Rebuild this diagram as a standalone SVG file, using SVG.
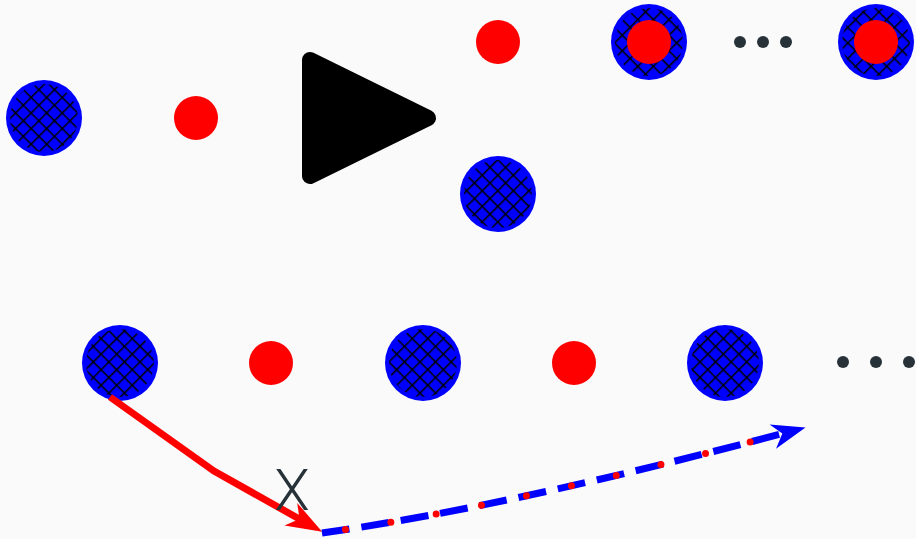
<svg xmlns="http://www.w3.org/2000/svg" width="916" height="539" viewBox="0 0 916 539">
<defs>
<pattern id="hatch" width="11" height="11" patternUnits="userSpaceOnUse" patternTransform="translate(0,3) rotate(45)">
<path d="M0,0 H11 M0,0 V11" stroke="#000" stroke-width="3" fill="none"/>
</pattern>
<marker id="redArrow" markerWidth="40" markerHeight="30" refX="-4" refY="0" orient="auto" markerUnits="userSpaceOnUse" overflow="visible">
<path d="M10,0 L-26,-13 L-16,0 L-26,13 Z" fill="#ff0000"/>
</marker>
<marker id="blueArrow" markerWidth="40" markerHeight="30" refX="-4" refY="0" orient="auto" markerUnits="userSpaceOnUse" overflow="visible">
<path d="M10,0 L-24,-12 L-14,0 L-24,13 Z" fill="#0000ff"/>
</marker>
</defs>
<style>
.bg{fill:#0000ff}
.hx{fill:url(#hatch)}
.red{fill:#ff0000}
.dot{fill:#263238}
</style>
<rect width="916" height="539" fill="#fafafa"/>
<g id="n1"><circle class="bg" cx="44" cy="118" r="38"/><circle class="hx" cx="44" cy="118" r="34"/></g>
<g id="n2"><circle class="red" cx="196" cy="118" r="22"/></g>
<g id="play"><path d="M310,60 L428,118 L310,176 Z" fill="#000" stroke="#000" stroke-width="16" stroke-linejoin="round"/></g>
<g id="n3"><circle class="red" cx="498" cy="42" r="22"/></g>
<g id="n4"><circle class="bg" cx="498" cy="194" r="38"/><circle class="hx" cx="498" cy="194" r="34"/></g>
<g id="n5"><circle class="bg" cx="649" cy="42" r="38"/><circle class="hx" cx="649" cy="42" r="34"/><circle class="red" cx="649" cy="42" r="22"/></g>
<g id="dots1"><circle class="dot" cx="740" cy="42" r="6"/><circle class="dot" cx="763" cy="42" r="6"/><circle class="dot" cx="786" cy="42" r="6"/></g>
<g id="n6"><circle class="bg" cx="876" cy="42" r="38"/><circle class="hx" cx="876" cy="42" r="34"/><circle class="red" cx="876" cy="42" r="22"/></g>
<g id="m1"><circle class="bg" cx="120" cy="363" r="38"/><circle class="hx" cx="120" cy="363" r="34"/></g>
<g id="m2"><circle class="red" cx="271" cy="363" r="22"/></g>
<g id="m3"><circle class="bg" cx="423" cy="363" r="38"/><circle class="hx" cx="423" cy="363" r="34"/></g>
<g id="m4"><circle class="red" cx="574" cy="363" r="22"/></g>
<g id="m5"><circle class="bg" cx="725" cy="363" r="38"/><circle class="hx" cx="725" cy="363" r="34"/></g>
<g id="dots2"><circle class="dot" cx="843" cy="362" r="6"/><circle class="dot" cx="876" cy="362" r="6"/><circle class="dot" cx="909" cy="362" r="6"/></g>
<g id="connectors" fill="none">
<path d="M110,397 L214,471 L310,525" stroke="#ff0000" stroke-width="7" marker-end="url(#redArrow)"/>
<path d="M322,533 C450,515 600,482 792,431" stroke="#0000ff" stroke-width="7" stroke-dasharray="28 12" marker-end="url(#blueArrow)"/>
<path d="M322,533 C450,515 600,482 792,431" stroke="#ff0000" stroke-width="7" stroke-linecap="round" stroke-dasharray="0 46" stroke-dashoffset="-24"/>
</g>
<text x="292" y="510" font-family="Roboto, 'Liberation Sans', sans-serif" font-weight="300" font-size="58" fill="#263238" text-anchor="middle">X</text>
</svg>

What is asked:
Without the pictures, retype the whole of the material above exactly.

Reply to the exercise:
Rebuild this diagram as a standalone SVG file, using SVG.
<svg xmlns="http://www.w3.org/2000/svg" width="916" height="539" viewBox="0 0 916 539">
<defs>
<pattern id="hatch" width="11" height="11" patternUnits="userSpaceOnUse" patternTransform="translate(0,3) rotate(45)">
<path d="M0,0 H11 M0,0 V11" stroke="#000" stroke-width="3" fill="none"/>
</pattern>
<marker id="redArrow" markerWidth="40" markerHeight="30" refX="-4" refY="0" orient="auto" markerUnits="userSpaceOnUse" overflow="visible">
<path d="M10,0 L-26,-13 L-16,0 L-26,13 Z" fill="#ff0000"/>
</marker>
<marker id="blueArrow" markerWidth="40" markerHeight="30" refX="-4" refY="0" orient="auto" markerUnits="userSpaceOnUse" overflow="visible">
<path d="M10,0 L-24,-12 L-14,0 L-24,13 Z" fill="#0000ff"/>
</marker>
</defs>
<style>
.bg{fill:#0000ff}
.hx{fill:url(#hatch)}
.red{fill:#ff0000}
.dot{fill:#263238}
</style>
<rect width="916" height="539" fill="#fafafa"/>
<g id="n1"><circle class="bg" cx="44" cy="118" r="38"/><circle class="hx" cx="44" cy="118" r="34"/></g>
<g id="n2"><circle class="red" cx="196" cy="118" r="22"/></g>
<g id="play"><path d="M310,60 L428,118 L310,176 Z" fill="#000" stroke="#000" stroke-width="16" stroke-linejoin="round"/></g>
<g id="n3"><circle class="red" cx="498" cy="42" r="22"/></g>
<g id="n4"><circle class="bg" cx="498" cy="194" r="38"/><circle class="hx" cx="498" cy="194" r="34"/></g>
<g id="n5"><circle class="bg" cx="649" cy="42" r="38"/><circle class="hx" cx="649" cy="42" r="34"/><circle class="red" cx="649" cy="42" r="22"/></g>
<g id="dots1"><circle class="dot" cx="740" cy="42" r="6"/><circle class="dot" cx="763" cy="42" r="6"/><circle class="dot" cx="786" cy="42" r="6"/></g>
<g id="n6"><circle class="bg" cx="876" cy="42" r="38"/><circle class="hx" cx="876" cy="42" r="34"/><circle class="red" cx="876" cy="42" r="22"/></g>
<g id="m1"><circle class="bg" cx="120" cy="363" r="38"/><circle class="hx" cx="120" cy="363" r="34"/></g>
<g id="m2"><circle class="red" cx="271" cy="363" r="22"/></g>
<g id="m3"><circle class="bg" cx="423" cy="363" r="38"/><circle class="hx" cx="423" cy="363" r="34"/></g>
<g id="m4"><circle class="red" cx="574" cy="363" r="22"/></g>
<g id="m5"><circle class="bg" cx="725" cy="363" r="38"/><circle class="hx" cx="725" cy="363" r="34"/></g>
<g id="dots2"><circle class="dot" cx="843" cy="362" r="6"/><circle class="dot" cx="876" cy="362" r="6"/><circle class="dot" cx="909" cy="362" r="6"/></g>
<g id="connectors" fill="none">
<path d="M110,397 L214,471 L310,525" stroke="#ff0000" stroke-width="7" marker-end="url(#redArrow)"/>
<path d="M322,533 C450,515 600,482 792,431" stroke="#0000ff" stroke-width="7" stroke-dasharray="28 12" marker-end="url(#blueArrow)"/>
<path d="M322,533 C450,515 600,482 792,431" stroke="#ff0000" stroke-width="7" stroke-linecap="round" stroke-dasharray="0 46" stroke-dashoffset="-24"/>
</g>
<text x="292" y="510" font-family="Roboto, 'Liberation Sans', sans-serif" font-weight="300" font-size="58" fill="#263238" text-anchor="middle">X</text>
</svg>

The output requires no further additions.